#### [WRITTEN PROBLEM]
Copy out, unchanged, every line from the start of the records to the line that contains "positions = list(range(41, 105))", and stop there.

[START OF RECORDS SUPPLIED]

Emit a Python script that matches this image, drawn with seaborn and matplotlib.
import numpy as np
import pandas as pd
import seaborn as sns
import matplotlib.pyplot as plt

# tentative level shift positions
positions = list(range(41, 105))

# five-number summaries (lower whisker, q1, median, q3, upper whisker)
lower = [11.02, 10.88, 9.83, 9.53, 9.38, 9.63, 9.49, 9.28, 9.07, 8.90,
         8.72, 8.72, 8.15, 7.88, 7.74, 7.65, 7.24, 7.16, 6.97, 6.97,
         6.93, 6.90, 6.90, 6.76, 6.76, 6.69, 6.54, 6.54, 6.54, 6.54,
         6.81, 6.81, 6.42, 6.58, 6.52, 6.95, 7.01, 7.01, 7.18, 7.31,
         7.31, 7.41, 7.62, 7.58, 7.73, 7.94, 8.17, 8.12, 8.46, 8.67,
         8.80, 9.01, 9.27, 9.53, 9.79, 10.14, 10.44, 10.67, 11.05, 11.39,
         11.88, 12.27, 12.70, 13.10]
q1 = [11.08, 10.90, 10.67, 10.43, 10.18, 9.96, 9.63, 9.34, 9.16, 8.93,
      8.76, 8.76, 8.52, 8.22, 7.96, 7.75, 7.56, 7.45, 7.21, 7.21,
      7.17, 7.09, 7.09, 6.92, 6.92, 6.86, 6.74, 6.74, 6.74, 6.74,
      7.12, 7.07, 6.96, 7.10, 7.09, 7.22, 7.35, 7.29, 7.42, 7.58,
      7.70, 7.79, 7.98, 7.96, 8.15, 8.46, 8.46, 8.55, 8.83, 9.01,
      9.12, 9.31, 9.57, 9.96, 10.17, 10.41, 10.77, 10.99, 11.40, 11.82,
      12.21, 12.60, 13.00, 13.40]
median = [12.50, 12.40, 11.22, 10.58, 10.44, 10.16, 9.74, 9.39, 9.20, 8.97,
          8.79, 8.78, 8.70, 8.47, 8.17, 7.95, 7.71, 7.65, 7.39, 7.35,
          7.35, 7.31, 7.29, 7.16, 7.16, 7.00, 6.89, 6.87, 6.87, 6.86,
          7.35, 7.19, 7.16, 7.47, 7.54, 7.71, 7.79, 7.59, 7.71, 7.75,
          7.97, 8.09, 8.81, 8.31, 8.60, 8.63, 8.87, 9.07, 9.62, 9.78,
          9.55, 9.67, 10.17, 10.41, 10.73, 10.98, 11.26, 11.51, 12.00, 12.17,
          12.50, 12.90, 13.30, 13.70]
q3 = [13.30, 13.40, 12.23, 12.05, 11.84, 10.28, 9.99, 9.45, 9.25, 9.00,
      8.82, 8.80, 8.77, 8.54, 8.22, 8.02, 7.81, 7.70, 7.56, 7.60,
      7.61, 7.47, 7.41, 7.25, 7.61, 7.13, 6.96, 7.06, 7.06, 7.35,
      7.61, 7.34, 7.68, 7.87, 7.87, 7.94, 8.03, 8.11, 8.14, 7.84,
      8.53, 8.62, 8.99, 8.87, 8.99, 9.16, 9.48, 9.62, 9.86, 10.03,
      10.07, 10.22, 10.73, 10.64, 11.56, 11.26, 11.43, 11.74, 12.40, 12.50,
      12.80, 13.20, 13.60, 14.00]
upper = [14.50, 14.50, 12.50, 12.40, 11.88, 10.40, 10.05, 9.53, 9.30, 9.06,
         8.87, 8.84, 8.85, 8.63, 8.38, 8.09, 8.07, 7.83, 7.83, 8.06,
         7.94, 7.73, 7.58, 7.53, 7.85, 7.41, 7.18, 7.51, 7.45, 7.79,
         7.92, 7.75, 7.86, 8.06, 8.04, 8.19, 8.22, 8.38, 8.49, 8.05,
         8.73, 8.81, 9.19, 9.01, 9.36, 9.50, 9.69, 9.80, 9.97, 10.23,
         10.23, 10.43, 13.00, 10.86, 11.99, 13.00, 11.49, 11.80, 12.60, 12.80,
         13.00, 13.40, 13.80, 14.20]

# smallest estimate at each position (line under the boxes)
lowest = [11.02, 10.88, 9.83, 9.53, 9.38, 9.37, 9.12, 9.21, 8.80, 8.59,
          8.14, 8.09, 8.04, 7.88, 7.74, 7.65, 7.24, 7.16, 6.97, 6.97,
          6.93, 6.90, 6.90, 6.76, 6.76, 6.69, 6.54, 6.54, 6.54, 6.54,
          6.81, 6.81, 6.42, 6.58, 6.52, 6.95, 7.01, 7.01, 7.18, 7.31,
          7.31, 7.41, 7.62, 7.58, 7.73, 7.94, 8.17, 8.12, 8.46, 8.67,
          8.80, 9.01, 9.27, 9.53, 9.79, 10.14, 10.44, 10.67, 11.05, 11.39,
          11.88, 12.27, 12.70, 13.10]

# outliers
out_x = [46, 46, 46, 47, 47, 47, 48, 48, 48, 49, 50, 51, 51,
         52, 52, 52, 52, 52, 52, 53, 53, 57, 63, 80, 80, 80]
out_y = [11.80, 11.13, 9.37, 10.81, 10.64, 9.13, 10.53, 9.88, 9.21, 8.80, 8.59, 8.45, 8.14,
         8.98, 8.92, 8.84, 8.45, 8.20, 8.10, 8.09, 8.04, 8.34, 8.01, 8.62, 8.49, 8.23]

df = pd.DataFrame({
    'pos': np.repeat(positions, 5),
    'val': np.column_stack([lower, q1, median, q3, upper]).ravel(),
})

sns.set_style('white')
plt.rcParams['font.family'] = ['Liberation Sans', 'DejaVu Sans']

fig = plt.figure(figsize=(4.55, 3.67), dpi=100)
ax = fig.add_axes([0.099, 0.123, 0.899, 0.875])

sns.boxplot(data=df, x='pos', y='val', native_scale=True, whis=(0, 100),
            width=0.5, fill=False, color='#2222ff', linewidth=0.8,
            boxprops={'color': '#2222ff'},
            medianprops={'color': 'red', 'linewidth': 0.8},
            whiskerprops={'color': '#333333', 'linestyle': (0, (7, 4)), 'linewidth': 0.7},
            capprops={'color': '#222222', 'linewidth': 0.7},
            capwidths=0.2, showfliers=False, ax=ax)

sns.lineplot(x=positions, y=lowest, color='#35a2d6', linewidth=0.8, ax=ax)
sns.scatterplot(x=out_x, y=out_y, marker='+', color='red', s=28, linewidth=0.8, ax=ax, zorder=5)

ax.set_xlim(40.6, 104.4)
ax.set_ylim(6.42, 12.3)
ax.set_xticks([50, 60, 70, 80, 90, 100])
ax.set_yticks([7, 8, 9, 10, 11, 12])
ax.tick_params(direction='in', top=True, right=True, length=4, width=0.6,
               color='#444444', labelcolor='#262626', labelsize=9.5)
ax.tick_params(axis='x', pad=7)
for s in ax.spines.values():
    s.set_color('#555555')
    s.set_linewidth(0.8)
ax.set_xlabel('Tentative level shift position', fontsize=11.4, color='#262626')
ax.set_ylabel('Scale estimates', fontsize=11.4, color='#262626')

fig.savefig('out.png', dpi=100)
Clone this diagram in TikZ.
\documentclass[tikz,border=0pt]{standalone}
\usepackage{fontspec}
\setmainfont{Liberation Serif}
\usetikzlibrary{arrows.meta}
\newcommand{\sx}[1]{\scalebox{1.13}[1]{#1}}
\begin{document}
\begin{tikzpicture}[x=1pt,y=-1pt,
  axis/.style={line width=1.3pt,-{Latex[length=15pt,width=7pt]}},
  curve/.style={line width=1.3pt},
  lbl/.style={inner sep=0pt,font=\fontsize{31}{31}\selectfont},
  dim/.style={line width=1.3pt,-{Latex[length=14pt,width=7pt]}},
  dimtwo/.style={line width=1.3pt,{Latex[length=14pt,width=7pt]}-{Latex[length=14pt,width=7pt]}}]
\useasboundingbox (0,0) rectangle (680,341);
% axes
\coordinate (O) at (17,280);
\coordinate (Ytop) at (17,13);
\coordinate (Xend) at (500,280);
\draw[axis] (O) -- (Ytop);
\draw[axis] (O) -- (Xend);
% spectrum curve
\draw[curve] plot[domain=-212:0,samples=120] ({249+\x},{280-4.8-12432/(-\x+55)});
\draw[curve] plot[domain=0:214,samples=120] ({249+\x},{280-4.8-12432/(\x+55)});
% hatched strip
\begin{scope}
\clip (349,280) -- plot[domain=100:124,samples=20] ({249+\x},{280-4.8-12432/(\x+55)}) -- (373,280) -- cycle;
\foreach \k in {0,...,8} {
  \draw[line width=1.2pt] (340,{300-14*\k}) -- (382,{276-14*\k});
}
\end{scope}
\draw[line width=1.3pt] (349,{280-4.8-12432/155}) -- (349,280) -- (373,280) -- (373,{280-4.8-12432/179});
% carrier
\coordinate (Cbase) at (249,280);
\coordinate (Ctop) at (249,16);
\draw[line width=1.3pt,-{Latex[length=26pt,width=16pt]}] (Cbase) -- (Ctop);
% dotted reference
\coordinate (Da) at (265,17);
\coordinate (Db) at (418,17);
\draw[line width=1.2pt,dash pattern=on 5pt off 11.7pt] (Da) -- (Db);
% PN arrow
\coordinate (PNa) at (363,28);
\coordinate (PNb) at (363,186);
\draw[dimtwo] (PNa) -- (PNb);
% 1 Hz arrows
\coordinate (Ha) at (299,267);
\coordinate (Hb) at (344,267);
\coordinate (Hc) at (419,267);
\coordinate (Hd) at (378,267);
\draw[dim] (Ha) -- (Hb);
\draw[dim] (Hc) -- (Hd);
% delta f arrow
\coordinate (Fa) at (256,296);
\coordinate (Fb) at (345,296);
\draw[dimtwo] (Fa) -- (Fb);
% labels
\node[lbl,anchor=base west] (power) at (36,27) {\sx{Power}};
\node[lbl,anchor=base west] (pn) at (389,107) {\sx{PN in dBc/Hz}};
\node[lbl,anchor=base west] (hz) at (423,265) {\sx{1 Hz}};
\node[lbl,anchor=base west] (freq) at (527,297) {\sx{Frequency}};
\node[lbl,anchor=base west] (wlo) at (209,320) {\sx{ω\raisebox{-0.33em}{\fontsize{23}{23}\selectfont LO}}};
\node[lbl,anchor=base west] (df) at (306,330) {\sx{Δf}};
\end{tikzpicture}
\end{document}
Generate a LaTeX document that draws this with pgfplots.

[END OF RECORDS SUPPLIED]

#### [TASK SOLUTION]
Emit a Python script that matches this image, drawn with seaborn and matplotlib.
import numpy as np
import pandas as pd
import seaborn as sns
import matplotlib.pyplot as plt

# tentative level shift positions
positions = list(range(41, 105))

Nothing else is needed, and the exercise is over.